→ **Given task**: Begin with the first line and repeat exactly through the line containing "(quan) at (394.5,187)"; leave every image out.

→ **Given material**:

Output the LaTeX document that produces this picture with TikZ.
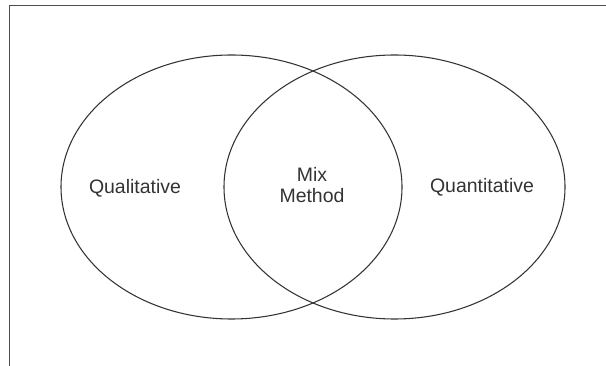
\documentclass[tikz,border=0pt]{standalone}
\usepackage{fontspec}
\setmainfont{Liberation Sans}
\usepackage{tikz}
\usetikzlibrary{shapes.geometric}

\begin{document}
\begin{tikzpicture}[
            x=0.75pt, y=-0.75pt,
            set/.style={draw=black!80, line width=0.8pt, ellipse, minimum width=255.75pt, minimum height=198pt, inner sep=0pt},
            settext/.style={font=\fontsize{14.6}{15.75}\selectfont, text=black!80, inner sep=0pt, align=center}
            ]

            \useasboundingbox (0,0) rectangle (606,366);

            % Frame
            \draw[black!70, line width=1pt] (9.5,366) -- (9.5,5.5) -- (606,5.5);

            % Sets
            \node[set] (qual) at (231.5,187) {};
            \node[set] (quan) at (394.5,187) {};

            % Labels
            \node[settext, anchor=base] (qualtxt) at (135,194) {Qualitative};
            \node[settext] (mixtxt) at (312,185.5) {Mix\\Method};
            \node[settext, anchor=base] (quantxt) at (482,193) {Quantitative};
        \end{tikzpicture}
\end{document}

→ **The response**:
Output the LaTeX document that produces this picture with TikZ.
\documentclass[tikz,border=0pt]{standalone}
\usepackage{fontspec}
\setmainfont{Liberation Sans}
\usepackage{tikz}
\usetikzlibrary{shapes.geometric}

\begin{document}
\begin{tikzpicture}[
            x=0.75pt, y=-0.75pt,
            set/.style={draw=black!80, line width=0.8pt, ellipse, minimum width=255.75pt, minimum height=198pt, inner sep=0pt},
            settext/.style={font=\fontsize{14.6}{15.75}\selectfont, text=black!80, inner sep=0pt, align=center}
            ]

            \useasboundingbox (0,0) rectangle (606,366);

            % Frame
            \draw[black!70, line width=1pt] (9.5,366) -- (9.5,5.5) -- (606,5.5);

            % Sets
            \node[set] (qual) at (231.5,187) {};
            \node[set] (quan) at (394.5,187) {};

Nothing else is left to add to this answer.